Terry Tate

Terry Tate, funeral director for Searer Funeral Home and Feller Memorial Home, straightens flowers in advance of a memorial service.

After graduating from Tyrone Area High School and moving on to Edinboro University, Terry Tate said his psychology major steered him down a different path: mortuary school.

“I have always been interested in being a funeral director,” Tate said. “Through some of the classes I had to take, I discovered my interest in the (funeral director) field and began looking into mortuary school.”

Tate, now 34, graduated from Edinboro University in 2009 and immediately went on to the Pittsburgh Institute of Mortuary Science. In 2010, Tate graduated with an associate’s degree and completed his internship with Searer Funeral Home in 2012.

“I have been here since,” Tate said.

In 2017, Tate was offered the opportunity to take ownership of the funeral home.

“I was fortunate enough to work for the Searers,” Tate said. “After Mr. Searer’s passing, I was asked if I would be interested in purchasing the business. I feel honored to have the opportunity to continue the long legacy of the funeral home.”

In April of this year, Tate also took ownership of Feller Funeral Home, after the director decided to retire. In both cases--taking over Searer and Feller--Tate said his role with either business is not so much entrepreneurial as it is a calling.

“I think it has been more of a call to action,” Tate said. “As I said before, with Searer, it was an opportunity to continue a long-standing legacy. With Feller’s, it was also an opportunity to do the same. Prior to the purchase (of Feller), it was very clear how much the act of serving the community meant to Mike and Sue and how much it meant to Mike’s parents who started the business.

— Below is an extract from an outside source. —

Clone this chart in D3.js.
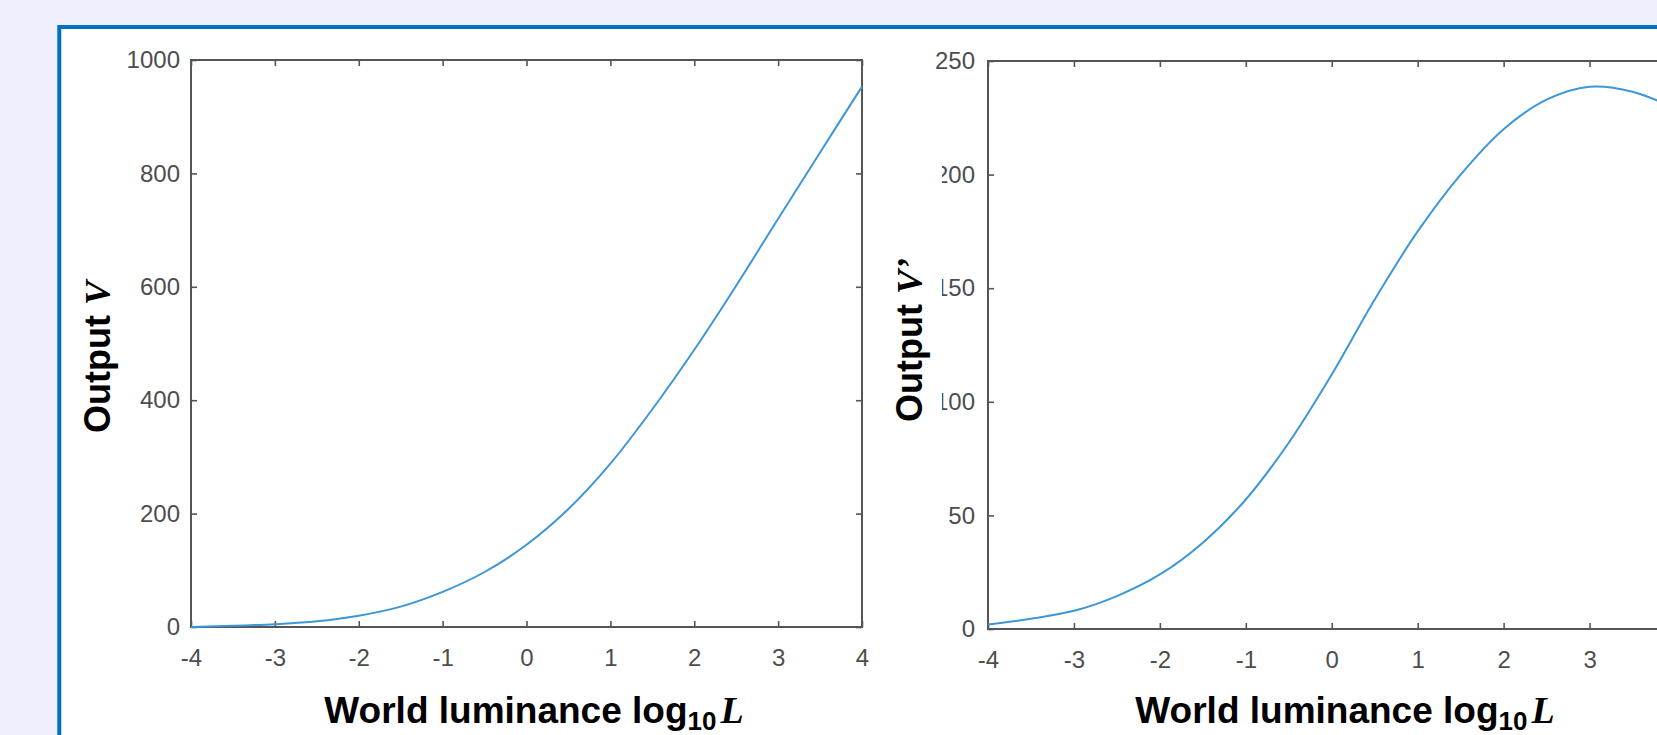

A funeral home isn’t a normal business, it’s a call to service and it’s a call that most funeral directors can’t ignore, no matter how much they may try. I think the title ‘entrepreneur’ is a bit misleading in this case. We had an opportunity in both instances to answer a call to serve and we answered them.”

With taking on a second funeral home, Tate said the horizon looks pretty even-keel.

“I think the immediate horizon is just to continue getting comfortable with things (at) Feller’s and making sure we’re providing our families … with what (they) are used to having,” Tate said. “We’ll continue to provide the same service at Searer’s that our families have grown used to over our 165 plus years of service to the community.”

Tate said what he enjoys the most about being a local funeral director is serving the people of Tyrone.

“I am happy to have built a trustworthy relationship with the community that they feel confident in our ability to provide a service to them in such a delicate time of need,” Tate said.

Reflectively, Tate regarded the opportunity to be an entrepreneur in his hometown as delightful.

“Being able to be back in the community that I grew up in and serve has been an amazing experience,” Tate said. “The people that we have had the opportunity to meet and develop relationships with have been wonderful.”

A member of the Tyrone Improvement Group, Tate said the camaraderie of other local entrepreneurs has also made his own entrepreneurial experiences enjoyable.

“The local business community is very supportive,” Tate said. “Some of the other local business owners have become like family to us. It’s just a very fun and exciting thing to be a part of.”

Like many in that family of business owners, Tate hopes more young people follow suit and become entrepreneurs themselves. Tate advises anyone attempting such a pursuit to be as altruistic as possible.

“You have to put people first,” Tate said. “You are not the most important person; the people who you are serving are.”